Just before it was time to go home and return to their real life they stopped at Barnes and Noble. The little café in the back had a slice of chocolate strawberry cheesecake. Rick bought it and took his wife’s hand, leading her outside. They sat at a little wire table with two chairs and shared the cheesecake. It was not amazing, the flavor did not bring them back to their youth as he hoped it would, but the attempt was there. They both recognized it, but maybe the cheesecake was no long that magical connection.
A few more years passed and things had healed. They may not have been the people they were when they fell in love, but they were each other’s happiness. Their children were now hitting the double digits in age and the family found themselves in New York City for an impromptu vacation.
When they had gone on their honeymoon it was not about sightseeing, but seeing what it would be like to live in New York. So many years before they spent their time walking, talking, eating, going to shows, and just living for that week in Manhattan. Now, with two children, careers, and responsibilities, they took the time to see all the great things about New York City.
They bouldered in Central Park, went to the top of the Empire State Building, took the ferry to see the Statue of Liberty. But it was near the end of the vacation when they went to go find the Carnegie Deli that they felt a true sense of loss. The deli had closed. The memories they had of the odd seating and the decadent cheesecake fell by the wayside.
Somewhat dejected they made their way back to the life of the city to find an alternative dinner. Having already had New York Pizza and a hot dog from a street vendor they went with some random sports bar off of Times Square. The dinner was fine and as they were gathering their coats to take a late February subway ride back to their hotel facing Central Park, they noticed a bright orange and white sign.
The colors immediately brought to mind Whataburger, a burger joint in Texas that has a near cult following. They followed the colorful lights like a group of zombies to noise. What they were treated with was not the southern hospitality of Whataburger, but the lively, fun, energy of New York
City living in the bright orange and white restaurant. It was named Juniors and it boasted about the quality of its cheesecake.

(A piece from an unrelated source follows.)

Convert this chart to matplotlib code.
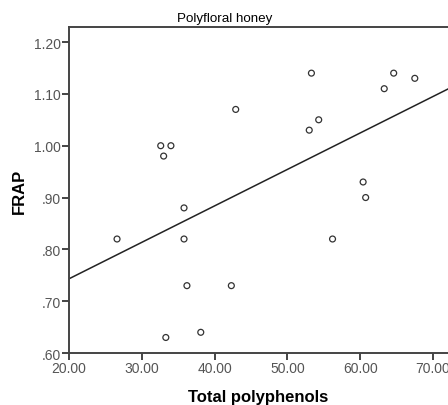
import numpy as np
import matplotlib.pyplot as plt

# Total polyphenols vs FRAP, polyfloral honey
polifenoli = [26.6, 32.6, 33.0, 34.0, 35.8, 35.8, 36.2, 33.3, 38.1, 42.3, 42.9,
              53.0, 53.3, 54.3, 56.2, 60.4, 60.75, 63.3, 64.6, 67.5]
frap = [0.82, 1.00, 0.98, 1.00, 0.88, 0.82, 0.73, 0.63, 0.64, 0.73, 1.07,
        1.03, 1.14, 1.05, 0.82, 0.93, 0.90, 1.11, 1.14, 1.13]

xticks = [20, 30, 40, 50, 60, 70]
yticks = [0.60, 0.70, 0.80, 0.90, 1.00, 1.10, 1.20]
ylabels = ['.60', '.70', '.80', '.90', '1.00', '1.10', '1.20']

plt.rcParams['font.family'] = ['Liberation Sans', 'DejaVu Sans']

fig = plt.figure(figsize=(4.48, 4.06), dpi=100)
ax = fig.add_axes([0.154, 0.128, 0.846, 0.803])

x = np.array(polifenoli)
y = np.array(frap)
ax.scatter(x, y, s=18, facecolors='none', edgecolors='#333333', linewidths=0.9, zorder=3)

# linea di regressione
b, a = np.polyfit(x, y, 1)
xl = np.array([20, 80])
ax.plot(xl, a + b*xl, color='#222222', lw=1.1)

ax.set_xlim(20, 72.06)
ax.set_ylim(0.60, 1.229)
ax.set_xticks(xticks)
ax.set_xticklabels(['%.2f' % v for v in xticks])
ax.set_yticks(yticks)
ax.set_yticklabels(ylabels)

for s in ['left', 'bottom', 'top']:
    ax.spines[s].set_color('#444444')
    ax.spines[s].set_linewidth(1.4)
ax.spines['right'].set_visible(False)
ax.tick_params(direction='out', length=5, width=1.4, color='#444444',
               labelsize=10, labelcolor='#555555', pad=1)

# il titolo nell'originale e' centrato sull'immagine, non sugli assi
ax.set_title('Polyfloral honey', fontsize=9.6, x=0.412, pad=4)
ax.set_xlabel('Total polyphenols', fontsize=12, fontweight='bold', labelpad=10)
ax.set_ylabel('FRAP', fontsize=12, fontweight='bold', labelpad=5)

fig.savefig('out.png', dpi=100)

Kara and Rick looked at one another with that fondness they felt those few times around cheesecake and decided to share the moment with their kids. Despite the idea in his head that everyone would want one of the wild flavors like cookie and cream or strawberry shortcake, he ordered four plain cheesecakes with the strawberry topping.
They took their plates and sat outside in the cold eating their cheesecakes and watching the crowd huddle outside during the intermission of Hello Dolly across the sidewalk. It was a moment none of them could describe. The kids made sounds trying to put voice to the happiness their taste buds had found in the cheesecake. Rick and Kara and laughed at their kids, felt happy for what they still had, and held hands under the table. It was one of those times where nothing really happens, but there is a memory that lasts forever. The family all finished their cheesecake and felt miserably full. Rick looked at Kara and said, “I love you.” Knowing that he was once again feeling that tie back to their proposal and honeymoon. The cheesecake had done it again.